Petition drive seeks to bring city’s bicycle-rental scheme to Bay Ridge
Photo by Stefano Giovannini

Citi Bike may be rolling to the Ridge.

A non-profit bicycle advocacy group has gathered more than 700 signatures on a petition to bring the Citi Bike bicycle-rental program to Sunset Park and Bay Ridge. And the petition drive is well past the halfway mark toward the tipping point, which can move the city to consider the neighborhood in upcoming expansion plans, according to the head of the group.

“When we get more than 500, people take notice,” said Paul Steely White, executive director of Transportation Alternatives. “When we hit 1,000, that’s a critical threshold where we get more support from community members, small businesses and elected officials.”

The actual decision on where to place new Citi Bike stations lies with the city and Motivate, the for-profit company that owns and operates the program. Yearly membership is $163 for unlimited trips of less than 45 minutes.

Currently, there are 600 bike stations and 10,000 bikes across the city. About a third of them are in Brooklyn neighborhoods such as Downtown, Dumbo, Brooklyn Heights, Fort Greene, Clinton Hill, Bedford-Stuyvesant, Red Hook, Park Slope, Boerum Hill, Cobble Hill, Carroll Gardens, Gowanus, Williamsburg, and Greenpoint. But none have been placed in any neighborhoods in car-centric Southern Brooklyn — yet.

The company expects to add another 100 stations and 2,000 bikes this year, with the Brooklyn expansion already planned to reach into Crown Heights and Prospect Heights.

“We have offered to continue to expand the program and bring another 6,000 bikes with no cost to taxpayers to all five boroughs,” said Dani Simons, Motivate’s director of communications. “We will work with the city to determine where the bikes should go.”

Not everyone in Bay Ridge is excited about the prospect of hosting a Citi Bike rack in the place of several precious parking spots, and encouraging locals to swap four wheels for two.

“They put bicyclists out in the road.
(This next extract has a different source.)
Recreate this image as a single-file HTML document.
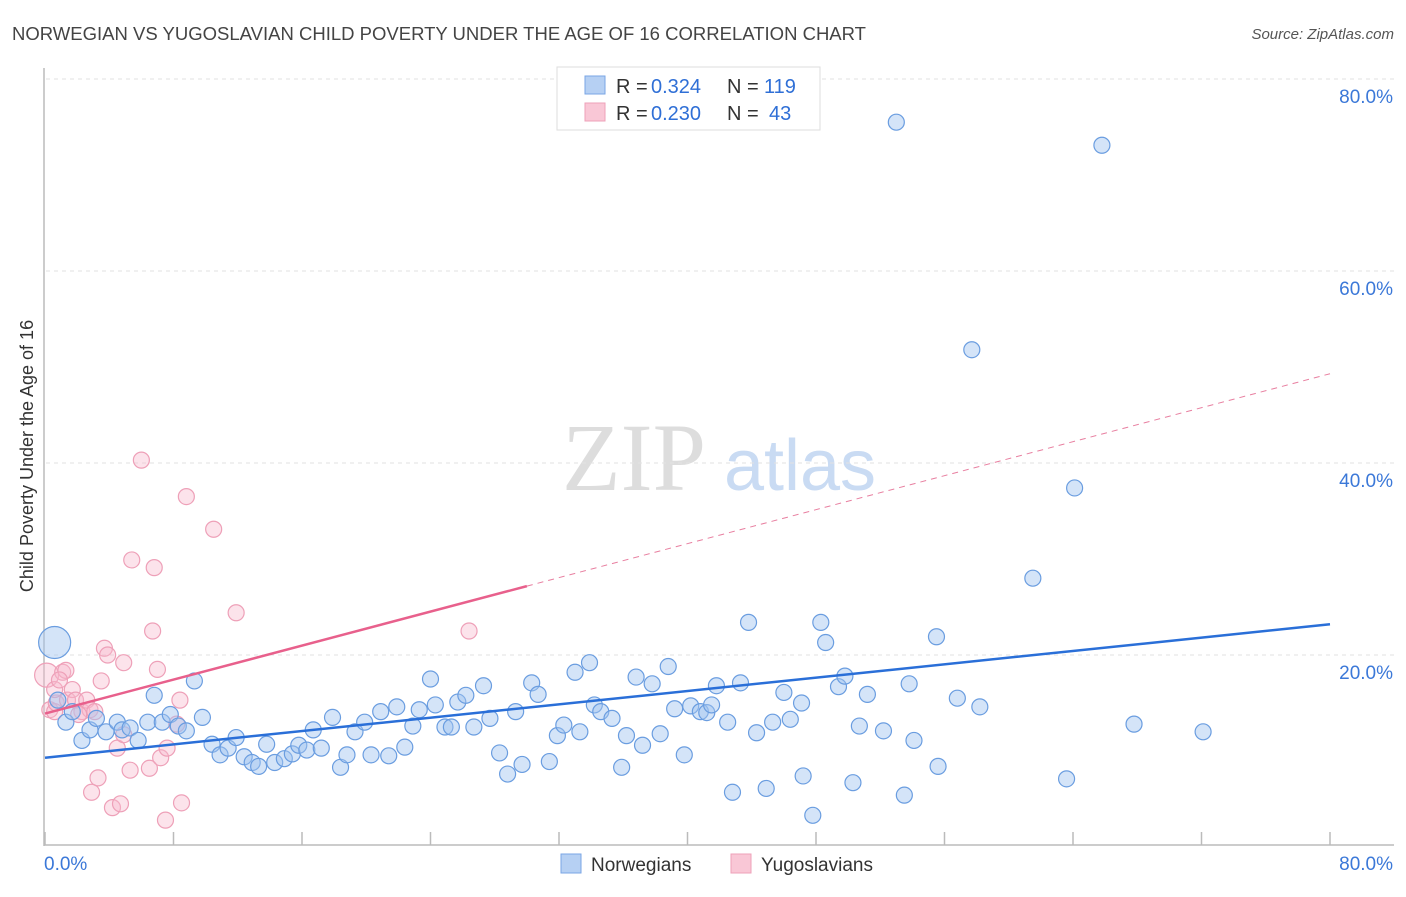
<!DOCTYPE html>
<html><head><meta charset="utf-8"><style>
body{margin:0;background:#fff;width:1406px;height:892px;overflow:hidden;font-family:"Liberation Sans",sans-serif}
</style></head><body>
<svg id="c" width="1406" height="892" xmlns="http://www.w3.org/2000/svg">
<text x="12" y="40" font-size="18" fill="#444" textLength="854" lengthAdjust="spacingAndGlyphs">NORWEGIAN VS YUGOSLAVIAN CHILD POVERTY UNDER THE AGE OF 16 CORRELATION CHART</text>
<text x="1394" y="39" font-size="15" fill="#555" font-style="italic" text-anchor="end">Source: ZipAtlas.com</text>
<text x="33" y="456" font-size="18" fill="#333" text-anchor="middle" transform="rotate(-90 33 456)">Child Poverty Under the Age of 16</text>
<g>
<text x="634" y="490" font-size="96" fill="#ddd" font-family="Liberation Serif,serif" text-anchor="middle">ZIP</text>
<text x="800" y="490" font-size="72" fill="#c9dbf3" text-anchor="middle">atlas</text>
</g>
<g id="grid"></g><g id="marks"></g>
<g>
<rect x="557" y="67" width="263" height="63" fill="#fff" stroke="#ddd"/>
<rect x="585" y="76" width="20" height="18" fill="#b6d0f3" stroke="#7aa6e4"/>
<rect x="585" y="103" width="20" height="18" fill="#f9c7d6" stroke="#eea0b8"/>
<text x="616" y="93" font-size="20" fill="#333">R =</text>
<text x="651" y="93" font-size="20" fill="#2f6fd6">0.324</text>
<text x="727" y="93" font-size="20" fill="#333">N =</text>
<text x="764" y="93" font-size="20" fill="#2f6fd6">119</text>
<text x="616" y="120" font-size="20" fill="#333">R =</text>
<text x="651" y="120" font-size="20" fill="#2f6fd6">0.230</text>
<text x="727" y="120" font-size="20" fill="#333">N =</text>
<text x="769" y="120" font-size="20" fill="#2f6fd6">43</text>
</g>
<g>
<rect x="561" y="854" width="20" height="19" fill="#b6d0f3" stroke="#7aa6e4"/>
<text x="591" y="871" font-size="19" fill="#333">Norwegians</text>
<rect x="731" y="854" width="20" height="19" fill="#f9c7d6" stroke="#eea0b8"/>
<text x="761" y="871" font-size="19" fill="#333">Yugoslavians</text>
</g>
</svg>
<script>
const yTicks=[20,40,60,80];
const xTickLabels=["0.0%","80.0%"];
const blueX=[0.6,0.8,1.3,1.7,2.3,2.8,3.2,3.8,4.5,4.8,5.3,5.8,6.4,6.8,7.3,7.8,8.3,8.8,9.3,9.8,10.4,10.9,11.4,11.9,12.4,12.9,13.3,13.8,14.3,14.9,15.4,15.8,16.3,16.7,17.2,17.9,18.4,18.8,19.3,19.9,20.3,20.9,21.4,21.9,22.4,22.9,23.3,24.0,24.3,24.9,25.3,25.7,26.2,26.7,27.3,27.7,28.3,28.8,29.3,29.7,30.3,30.7,31.4,31.9,32.3,33.0,33.3,33.9,34.2,34.6,35.3,35.9,36.2,36.8,37.2,37.8,38.3,38.8,39.2,39.8,40.2,40.8,41.2,41.5,41.8,42.5,42.8,43.3,43.8,44.3,44.9,45.3,46.0,46.4,47.1,47.2,47.8,48.3,48.6,49.4,49.8,50.3,50.7,51.2,52.2,53.0,53.5,53.8,54.1,55.5,55.6,56.8,57.7,58.2,61.5,63.6,64.1,65.8,67.8,72.1];
const blueY=[21.3,15.3,13.0,14.1,11.1,12.2,13.4,12.0,13.0,12.2,12.4,11.1,13.0,15.8,13.0,13.8,12.6,12.1,17.3,13.5,10.7,9.6,10.3,11.4,9.4,8.8,8.4,10.7,8.8,9.2,9.7,10.6,10.1,12.2,10.3,13.5,8.3,9.6,12.0,13.0,9.6,14.1,9.5,14.6,10.4,12.6,14.3,17.5,14.8,12.5,12.5,15.1,15.8,12.5,16.8,13.4,9.8,7.6,14.1,8.6,17.1,15.9,8.9,11.6,12.7,18.2,12.0,19.2,14.8,14.1,13.4,8.3,11.6,17.7,10.6,17.0,11.8,18.8,14.4,9.6,14.7,14.1,14.0,14.8,16.8,13.0,5.7,17.1,23.4,11.9,6.1,13.0,16.1,13.3,15.0,7.4,3.3,23.4,21.3,16.7,17.8,6.7,12.6,15.9,12.1,75.5,5.4,17.0,11.1,21.9,8.4,15.5,51.8,14.6,28.0,7.1,37.4,73.1,12.8,12.0];
const pinkX=[0.1,0.3,0.6,0.7,1.1,1.3,1.4,1.7,1.9,2.3,2.6,2.8,2.9,3.1,3.3,3.5,3.7,3.9,4.2,4.5,4.7,4.9,5.3,5.4,6.0,6.5,6.7,6.8,7.0,7.2,7.5,7.6,8.2,8.4,8.5,8.8,10.5,11.9,26.4,0.6,0.9,2.1,4.9];
const pinkY=[17.9,14.3,14.1,15.0,18.2,18.4,15.3,16.4,15.3,14.1,15.3,14.3,5.7,14.1,7.2,17.3,20.7,20.0,4.1,10.3,4.5,19.2,8.0,29.9,40.3,8.2,22.5,29.1,18.5,9.3,2.8,10.3,12.8,15.3,4.6,36.5,33.1,24.4,22.5,16.4,17.4,13.8,11.7];
const blueTrend=[9.3,23.2];
const pinkTrend=[13.9,49.3];
const pinkSolidEnd=30;
const X=v=>45+v*(1285/80), Y=v=>847-v*9.6;
const NS="http://www.w3.org/2000/svg";
const grid=document.getElementById('grid'), marks=document.getElementById('marks');
function mk(p,tag,a){const e=document.createElementNS(NS,tag);for(const k in a)e.setAttribute(k,a[k]);p.appendChild(e);return e;}
let ax=mk(grid,'line',{x1:44,y1:68,x2:44,y2:846,stroke:'#bbb','stroke-width':1.5});


let bx=mk(grid,'line',{x1:44,y1:845,x2:1394,y2:845,stroke:'#bbb','stroke-width':1.5});


yTicks.forEach(t=>{
 const g=mk(grid,'line',{x1:46,x2:1394,y1:Y(t),y2:Y(t),stroke:'#e2e2e2','stroke-dasharray':'4 4'});
 
 
 const tx=mk(grid,'text',{x:1393,y:Y(t)+24,'font-size':19,fill:'#3b78d8','text-anchor':'end'});
 tx.textContent=t.toFixed(1)+'%';
 
 
});
for(let i=0;i<=10;i++){
 const t=mk(grid,'line',{x1:X(i*8),x2:X(i*8),y1:832,y2:845,stroke:'#bbb','stroke-width':1.5});
 
 
}
const l0=mk(grid,'text',{x:44,y:870,'font-size':19,fill:'#3b78d8'});l0.textContent=xTickLabels[0];


const l1=mk(grid,'text',{x:1393,y:870,'font-size':19,fill:'#3b78d8','text-anchor':'end'});l1.textContent=xTickLabels[1];


pinkX.forEach((x,i)=>{
 const c=mk(marks,'circle',{cx:X(x),cy:Y(pinkY[i]),r:i==0?12:8,fill:'rgba(247,185,205,0.4)',stroke:'#eea0b8','stroke-width':1.2});
 
 
});
blueX.forEach((x,i)=>{
 const c=mk(marks,'circle',{cx:X(x),cy:Y(blueY[i]),r:i==0?16:8,fill:'rgba(160,195,240,0.45)',stroke:'#6a9de0','stroke-width':1.2});
 
 
});
const ps=(pinkTrend[1]-pinkTrend[0])/80;
const pd=mk(marks,'line',{x1:X(pinkSolidEnd),y1:Y(pinkTrend[0]+ps*pinkSolidEnd),x2:X(80),y2:Y(pinkTrend[1]),stroke:'#e87fa0','stroke-width':1,'stroke-dasharray':'6 5'});


const pl=mk(marks,'line',{x1:X(0),y1:Y(pinkTrend[0]),x2:X(pinkSolidEnd),y2:Y(pinkTrend[0]+ps*pinkSolidEnd),stroke:'#e8608c','stroke-width':2.5});


const bl=mk(marks,'line',{x1:X(0),y1:Y(blueTrend[0]),x2:X(80),y2:Y(blueTrend[1]),stroke:'#2a6fd8','stroke-width':2.5});


</script>
</body></html>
They take more road space, and they have no respect for cars or drivers,” said Allen Bortnick, an 11-year member of Community Board 10. “Fourth Avenue is 50 feet wide. They want to reduce to one lane each way and make it next to impossible to use.”
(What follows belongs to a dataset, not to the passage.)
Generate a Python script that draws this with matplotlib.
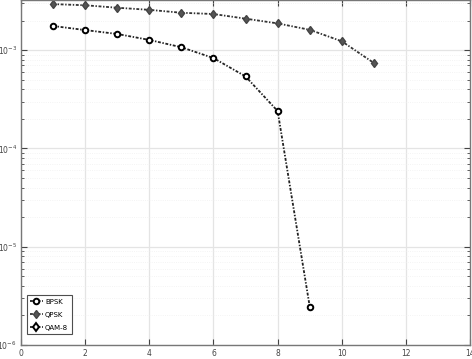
import matplotlib
matplotlib.use("Agg")
import matplotlib.pyplot as plt
from matplotlib.ticker import LogLocator, NullFormatter

# Data
bpsk_x = [1, 2, 3, 4, 5, 6, 7, 8, 9]
bpsk_ber = [1.76e-3, 1.60e-3, 1.46e-3, 1.27e-3, 1.07e-3, 8.3e-4, 5.4e-4, 2.4e-4, 2.46e-6]
qpsk_x = [1, 2, 3, 4, 5, 6, 7, 8, 9, 10, 11]
qpsk_ber = [2.94e-3, 2.86e-3, 2.70e-3, 2.57e-3, 2.40e-3, 2.33e-3, 2.09e-3, 1.87e-3, 1.61e-3, 1.23e-3, 7.4e-4]
qam8_x = []
qam8_ber = []
labels = ["BPSK", "QPSK", "QAM-8"]
xticks = [0, 2, 4, 6, 8, 10, 12, 14]

fig = plt.figure(figsize=(4.72, 3.59), dpi=100)
ax = fig.add_axes([0.0445, 0.039, 0.9515, 0.961])

ls = (0, (1.6, 0.9, 0.8, 0.9))
ax.semilogy(bpsk_x, bpsk_ber, linestyle=ls, color='#222222', linewidth=1.3,
            marker='o', markersize=4, markerfacecolor='white',
            markeredgecolor='black', markeredgewidth=1.4, label=labels[0])
ax.semilogy(qpsk_x, qpsk_ber, linestyle=ls, color='#333333', linewidth=1.3,
            marker='d', markersize=4.5, markerfacecolor='#555555',
            markeredgecolor='#444444', markeredgewidth=1.0, label=labels[1])
ax.semilogy(qam8_x, qam8_ber, linestyle=ls, color='#222222', linewidth=1.3,
            marker='d', markersize=4.5, markerfacecolor='white',
            markeredgecolor='black', markeredgewidth=1.4, label=labels[2])

ax.set_xlim(0, 14)
ax.set_ylim(1e-6, 10 ** -2.49)
ax.set_xticks(xticks)
ax.set_xticklabels([str(t) for t in xticks])
ax.yaxis.set_major_locator(LogLocator(base=10, numticks=10))
ax.yaxis.set_minor_locator(LogLocator(base=10, subs=range(2, 10), numticks=50))
ax.yaxis.set_minor_formatter(NullFormatter())

ax.grid(True, which='major', color='#e4e4e4', linewidth=0.9)
ax.grid(True, which='minor', axis='y', color='#f0f0f0', linewidth=0.6, linestyle=':')
ax.set_axisbelow(True)

ax.tick_params(which='both', direction='in', top=True, right=True,
               labelsize=5.5, colors='#444444', pad=3)
ax.tick_params(which='major', length=4)
ax.tick_params(which='minor', length=2)
for s in ax.spines.values():
    s.set_color('#777777')
    s.set_linewidth(1.0)

ax.set_ylabel("BER", fontsize=6, labelpad=2, color='#333333')

leg = ax.legend(loc='lower left', bbox_to_anchor=(0.008, 0.025), fontsize=5,
                frameon=True, fancybox=False, edgecolor='#222222',
                handlelength=1.8, borderpad=0.5, labelspacing=1.0,
                handletextpad=0.35, borderaxespad=0.3)
leg.get_frame().set_linewidth(0.8)

fig.savefig("out.png", dpi=100)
Bortnick says that he’s not anti-bicycle, but worries about ceding more and more street space to pedal power at the expense of automobile traffic flow.

“I have no interest in stopping bicycles from using the streets,” continued Bortnick. “I’m bothered by when they put them on main drives and main avenues and take away a lane. You don’t need a six foot wide lane for bicycles for off curb parking.”
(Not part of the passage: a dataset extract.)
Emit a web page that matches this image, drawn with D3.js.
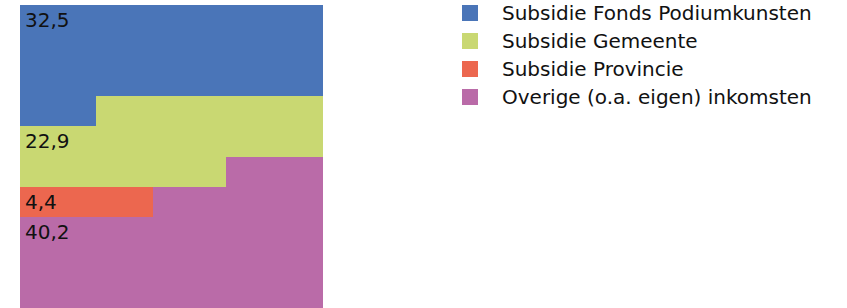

White counters that bike advocates are not pushing for global bicyclical domination, but rather aiming to more equitably share the road between cars, bikes and public transit.

“No one is suggesting we should turn all the car storage spaces into bike spaces,” he said. “But, I think most people would support the modest conversion of some car parking into bike-share spaces, recognizing that even in a neighborhood like Bay Ridge, most commuters are not driving to work.”

White contends that a majority of Bay Ridge residents actually favor turning over some parking spaces to bikes, despite a vocal minority that complains about losing spots for cars.

A Citi Bike space provides 40 times more transportation productivity than a car space, according to TransAlt figures, considering that six bikes fit in a single car-parking space and those bikes turnover about seven times a day, while a car will typically move just once a day — if that.

White framed the push to bring Citi Bike to the Ridge as a question of equity — not between bikes and cars, but Bay Ridge and other neighborhoods — and he doesn’t think Ridgites want to see their nabe short-changed.

“People in Bay Ridge are saying ‘Aren’t we as deserving as other neighborhoods that have this great new transit option?’ ” said White. “What is defining it is this view of equity that Bay Ridge is no different from Downtown Brooklyn or Park Slope or Bedford Stuyvestant. That bike share — like bus service, like subway service — should be possessed by Bay Ridge residents like all New Yorkers.”